To do:
Note each line of the listing that contains the string "this", and copy it.

Record excerpts:
--------------------

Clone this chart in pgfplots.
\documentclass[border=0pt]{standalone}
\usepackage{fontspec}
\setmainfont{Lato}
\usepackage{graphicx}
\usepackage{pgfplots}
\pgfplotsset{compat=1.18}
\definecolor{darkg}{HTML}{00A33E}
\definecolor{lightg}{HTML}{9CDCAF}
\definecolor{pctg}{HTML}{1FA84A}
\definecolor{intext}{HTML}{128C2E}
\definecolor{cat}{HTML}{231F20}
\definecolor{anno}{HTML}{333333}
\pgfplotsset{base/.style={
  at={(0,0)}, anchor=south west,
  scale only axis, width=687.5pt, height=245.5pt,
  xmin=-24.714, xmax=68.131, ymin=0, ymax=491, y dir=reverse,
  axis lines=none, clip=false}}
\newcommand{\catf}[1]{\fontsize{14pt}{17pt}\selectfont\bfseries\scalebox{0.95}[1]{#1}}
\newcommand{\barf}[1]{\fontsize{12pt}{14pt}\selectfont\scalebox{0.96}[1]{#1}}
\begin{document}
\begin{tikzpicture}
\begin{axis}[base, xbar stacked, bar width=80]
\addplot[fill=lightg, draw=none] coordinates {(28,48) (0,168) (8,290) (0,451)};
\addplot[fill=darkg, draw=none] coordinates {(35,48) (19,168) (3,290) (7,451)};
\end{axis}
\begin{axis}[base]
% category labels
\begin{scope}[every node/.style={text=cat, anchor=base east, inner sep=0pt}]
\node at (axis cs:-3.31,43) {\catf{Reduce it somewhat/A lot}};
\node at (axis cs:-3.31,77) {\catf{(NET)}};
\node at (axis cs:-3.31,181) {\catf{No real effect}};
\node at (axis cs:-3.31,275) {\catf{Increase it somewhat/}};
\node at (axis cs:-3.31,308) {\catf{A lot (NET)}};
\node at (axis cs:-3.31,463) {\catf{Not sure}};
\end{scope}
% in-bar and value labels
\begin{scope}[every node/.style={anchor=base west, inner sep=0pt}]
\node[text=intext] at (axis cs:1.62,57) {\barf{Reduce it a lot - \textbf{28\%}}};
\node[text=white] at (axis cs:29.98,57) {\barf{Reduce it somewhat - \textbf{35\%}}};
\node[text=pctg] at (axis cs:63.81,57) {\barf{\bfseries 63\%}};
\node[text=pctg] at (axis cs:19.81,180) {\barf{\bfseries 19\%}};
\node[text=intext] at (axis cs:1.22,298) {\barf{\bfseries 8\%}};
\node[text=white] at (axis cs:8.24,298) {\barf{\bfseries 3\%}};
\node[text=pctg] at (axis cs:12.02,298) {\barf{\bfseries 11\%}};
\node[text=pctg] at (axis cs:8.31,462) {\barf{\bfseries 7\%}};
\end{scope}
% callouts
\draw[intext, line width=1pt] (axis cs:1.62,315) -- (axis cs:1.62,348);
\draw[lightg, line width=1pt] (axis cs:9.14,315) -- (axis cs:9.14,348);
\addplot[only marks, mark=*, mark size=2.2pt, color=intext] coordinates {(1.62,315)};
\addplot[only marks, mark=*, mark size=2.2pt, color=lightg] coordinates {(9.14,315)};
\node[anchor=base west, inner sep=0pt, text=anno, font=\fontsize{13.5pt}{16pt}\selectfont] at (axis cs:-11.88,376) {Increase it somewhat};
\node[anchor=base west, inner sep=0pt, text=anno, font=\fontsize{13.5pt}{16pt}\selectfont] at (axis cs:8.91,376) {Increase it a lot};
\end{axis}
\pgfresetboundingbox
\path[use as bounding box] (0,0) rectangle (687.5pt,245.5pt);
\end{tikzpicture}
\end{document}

--------------------

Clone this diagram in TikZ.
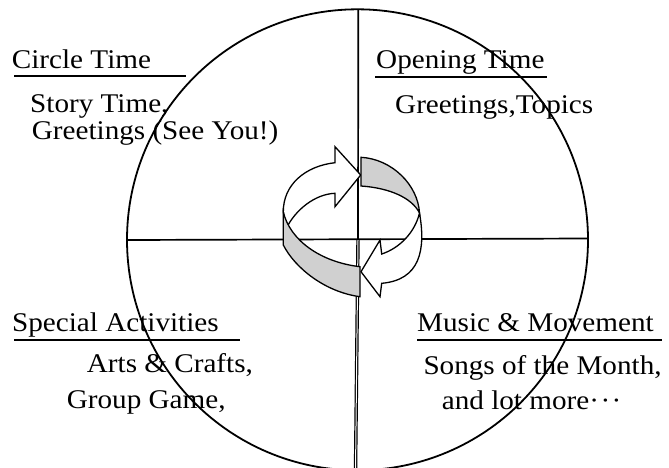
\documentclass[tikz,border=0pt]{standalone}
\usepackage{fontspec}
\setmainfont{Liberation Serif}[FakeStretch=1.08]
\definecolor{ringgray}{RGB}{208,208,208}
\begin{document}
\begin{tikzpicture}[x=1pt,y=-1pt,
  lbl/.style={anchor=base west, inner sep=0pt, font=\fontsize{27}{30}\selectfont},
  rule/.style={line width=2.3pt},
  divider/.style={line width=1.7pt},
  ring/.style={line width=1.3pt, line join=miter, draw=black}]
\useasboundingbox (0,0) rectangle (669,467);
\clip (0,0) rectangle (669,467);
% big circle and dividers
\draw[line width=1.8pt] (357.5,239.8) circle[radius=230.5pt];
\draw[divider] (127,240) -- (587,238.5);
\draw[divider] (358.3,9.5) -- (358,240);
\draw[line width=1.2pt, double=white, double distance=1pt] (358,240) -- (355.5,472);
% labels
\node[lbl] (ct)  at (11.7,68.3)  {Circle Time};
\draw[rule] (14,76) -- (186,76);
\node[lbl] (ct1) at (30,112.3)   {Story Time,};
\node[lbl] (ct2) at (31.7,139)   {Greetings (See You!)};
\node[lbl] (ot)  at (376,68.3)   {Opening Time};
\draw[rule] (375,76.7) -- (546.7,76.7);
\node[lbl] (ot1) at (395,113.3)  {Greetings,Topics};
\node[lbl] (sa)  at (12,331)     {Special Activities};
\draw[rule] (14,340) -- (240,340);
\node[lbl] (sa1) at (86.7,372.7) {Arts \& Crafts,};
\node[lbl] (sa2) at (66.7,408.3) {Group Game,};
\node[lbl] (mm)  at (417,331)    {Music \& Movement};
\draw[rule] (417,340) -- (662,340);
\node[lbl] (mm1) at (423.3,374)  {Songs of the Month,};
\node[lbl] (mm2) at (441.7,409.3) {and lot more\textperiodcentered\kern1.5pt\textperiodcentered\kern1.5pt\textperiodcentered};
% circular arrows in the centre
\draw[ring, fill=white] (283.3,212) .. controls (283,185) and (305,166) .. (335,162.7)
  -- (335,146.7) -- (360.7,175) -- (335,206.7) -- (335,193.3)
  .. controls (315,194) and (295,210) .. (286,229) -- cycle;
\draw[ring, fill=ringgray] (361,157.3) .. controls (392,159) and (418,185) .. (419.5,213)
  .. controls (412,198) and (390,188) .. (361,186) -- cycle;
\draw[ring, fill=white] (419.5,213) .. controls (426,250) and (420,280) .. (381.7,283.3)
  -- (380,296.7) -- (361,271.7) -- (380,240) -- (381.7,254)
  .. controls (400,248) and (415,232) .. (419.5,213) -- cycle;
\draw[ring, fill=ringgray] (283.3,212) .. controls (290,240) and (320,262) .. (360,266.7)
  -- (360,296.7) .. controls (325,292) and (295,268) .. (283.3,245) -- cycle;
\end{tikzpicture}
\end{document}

--------------------

Written solution:
Clone this chart in pgfplots.
Clone this diagram in TikZ.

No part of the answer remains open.